On other philosophical approaches to the arts, though, Mr Brooke and Mr Mellor are some distance apart. I mentioned Mr Mellor's recent forays against elitism and a speech in which he praised the classlessness of a National Theatre audience. Mr Brooke responded: 'I can understand why David Mellor took the view he did and I'm a profound believer in the liberating effect of art. I'm constantly struck by suddenly getting round to reading an author I've never previously read and the sense of immense pleasure at realising how good he or she was.

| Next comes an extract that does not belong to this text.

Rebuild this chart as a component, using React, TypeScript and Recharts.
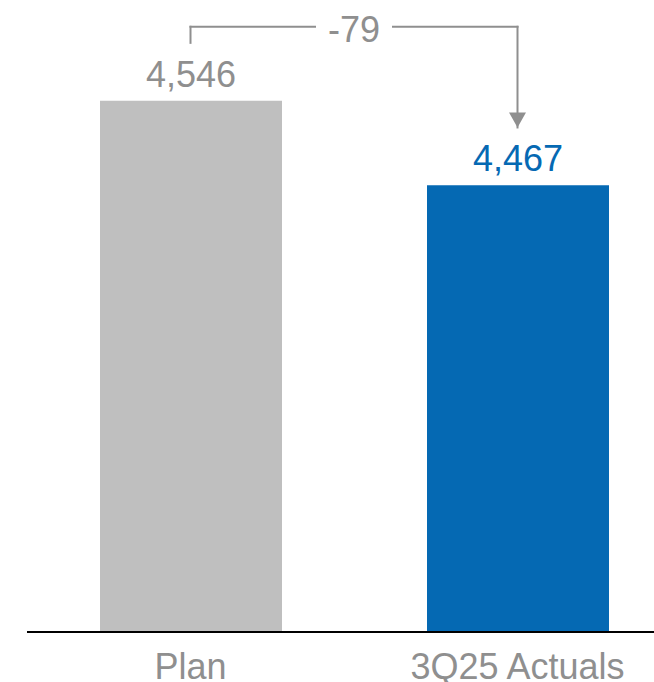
import { BarChart, Bar, XAxis, YAxis, Cell, LabelList, ReferenceLine } from "recharts"

const categories = ["Plan", "3Q25 Actuals"]
const values = [4546, 4467]
const yDomain = [4050, 4640]

const BAR_COLORS = ["#bfbfbf", "#0569b3"]
const LABEL_COLORS = ["#8f8f8f", "#0569b3"]
const GREY = "#8f8f8f"
const FONT = "'Liberation Sans', Arial, sans-serif"

const data = categories.map((name, i) => ({ name, value: values[i] }))

// bracket levels for the variance arrow, in value units
const plan = values[0]
const actual = values[1]
const delta = actual - plan
const bracketLevel = plan + 69
const bracketStart = plan + 54
const arrowTip = actual + 54

const fmt = (v: number) => v.toLocaleString("en-US")

const ValueLabel = (props: any) => {
    const { x, y, width, value } = props
    const i = values.indexOf(Number(value))
    return (
        <text x={x + width / 2} y={y - 14} textAnchor="middle" fontSize={36} fontFamily={FONT} fill={LABEL_COLORS[i]}>
            {fmt(value)}
        </text>
    )
}

const Tick = (props: any) => {
    const { x, y, payload } = props
    return (
        <text x={x} y={y + 47} textAnchor="middle" fontSize={36} fontFamily={FONT} fill={GREY}>
            {payload.value}
        </text>
    )
}

const DeltaLabel = (props: any) => {
    const vb = props.viewBox || {}
    const cx = vb.x + vb.width / 2
    return (
        <g>
            <rect x={cx - 38} y={vb.y - 16} width={76} height={32} fill="#fff" />
            <text x={cx} y={vb.y + 15} textAnchor="middle" fontSize={36} fontFamily={FONT} fill={GREY}>
                {delta}
            </text>
        </g>
    )
}

const ArrowHead = (props: any) => {
    const vb = props.viewBox || {}
    const cx = vb.x + vb.width / 2
    const tip = vb.y + vb.height
    return <polygon points={`${cx - 8.5},${tip - 15} ${cx + 8.5},${tip - 15} ${cx},${tip}`} fill={GREY} />
}

export default function App() {
    return (
        <div style={{ position: "absolute", left: 0, top: 0, width: 654, height: 682, overflow: "hidden", background: "#fff" }}>
            <BarChart width={681} height={682} data={data} margin={{ top: 0, right: 0, left: 27, bottom: 0 }}>
                <XAxis
                    dataKey="name"
                    height={50}
                    tickLine={false}
                    tickSize={0}
                    tickMargin={0}
                    axisLine={{ stroke: "#000", strokeWidth: 2 }}
                    tick={<Tick />}
                    interval={0}
                />
                <YAxis hide domain={yDomain} allowDataOverflow />
                <Bar dataKey="value" barSize={182} isAnimationActive={false}>
                    {data.map((_, i) => (
                        <Cell key={i} fill={BAR_COLORS[i]} />
                    ))}
                    <LabelList dataKey="value" content={<ValueLabel />} />
                </Bar>
                <ReferenceLine
                    segment={[{ x: categories[0], y: bracketStart }, { x: categories[0], y: bracketLevel }]}
                    stroke={GREY}
                    strokeWidth={2}
                    strokeLinecap="square"
                />
                <ReferenceLine
                    segment={[{ x: categories[0], y: bracketLevel }, { x: categories[1], y: bracketLevel }]}
                    stroke={GREY}
                    strokeWidth={2}
                    strokeLinecap="square"
                    label={DeltaLabel}
                />
                <ReferenceLine
                    segment={[{ x: categories[1], y: bracketLevel }, { x: categories[1], y: arrowTip }]}
                    stroke={GREY}
                    strokeWidth={2}
                    strokeLinecap="square"
                    label={ArrowHead}
                />
            </BarChart>
        </div>
    )
}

'But as for classless, it doesn't bother me per se to sit in an audience where people are dressed up. Actually I had never until this summer been to one of those son et lumiere concerts and sat in a deckchair. I hugely enjoyed it.'

Mr Brooke has already impressed senior officials with an astuteness behind the languid charm. It was, he says, an enormous surprise to be asked to take on his new job when he had just come back from holiday to vote in the Commons. 'Being asked to head the department was a surprise but also a pleasure. Nobody would construct their career this way round, but having six months off after 13 years as a minister you come back refreshed.'

But wasn't the department made for David Mellor, with his passion for the arts and sport? 'That's a question you will have to ask the Prime Minister. But I think this department is a wonderful idea. Inevitably, in a department as broad as this there are areas where any minister would be ignorant, but I have areas of interest. I'm a reasonably voracious consumer of broadcasting. But I don't pretend in-depth knowledge.'

What were his views on the Royal Opera House, the subject of two damning reports last week: 'Well, the Royal Opera House is in my constituency (City of London and Westminster South) and they have come to me for help in the past. That has been my relationship with it hitherto. But you have to be conscious of what kind of audiences are attending and it may be that access is decided by the level of ticket prices.'

Mr Brooke's constituency, like his family, has provided a sound introduction to the arts. 'I go to the theatre with a regularity that I hope all mankind does.' It must also help to have a constituency that includes all of the West End.

The visual arts are his abiding cultural interest (though he is keen to mention his love of churches, for which his department has some responsibilities). It is not just his ancestors that

engendered his love of painting. 'As a boy at school I was taught by a man who was passionate about painting, and you build on those foundations. I played both the piano and the oboe but never had anyone teaching me about music in the same depth, so I feel much more at ease with the visual arts.'

Asked about the future of the Arts Council, which the Government is pledged to review, Mr Brooke declares himself in favour of the traditional arm's-length principle of government funding of the arts, rather than having a powerful French-style minister of culture.

On tourism, he sees Dove Cottage as a model for others, hinting that it is the private sector that should boost tourism opportunities. 'People see what we've done in making Wordsworth come alive with no resources at all. It has been the creative energy of a group of people, not government.'

One of Mr Brooke's most controversial responsibilities will be to decide what action to take on privacy and the press. Would Mr Mellor's experiences influence him at all? He emphasised his strong belief in the freedom of the press - 'very much part of our heritage' - but 'I think there were plenty of features which a number of people might have found distasteful'.

In the coming months he will also have to introduce the lottery Bill to Parliament, and pronounce on the National Arts and Media Strategy drawn up by the Arts Council. He will also add to his art collection. 'I love collecting, I probably have the biggest collection of wood engravings in the country, but I impose the same cash limit on all my purchases.' What is that, I wondered, bearing in mind the often ludicrous prices of the art market. ' pounds 50,' he replied. 'Has been for some years.'

The arts world can take note. This man has a real interest. But he's no big spender.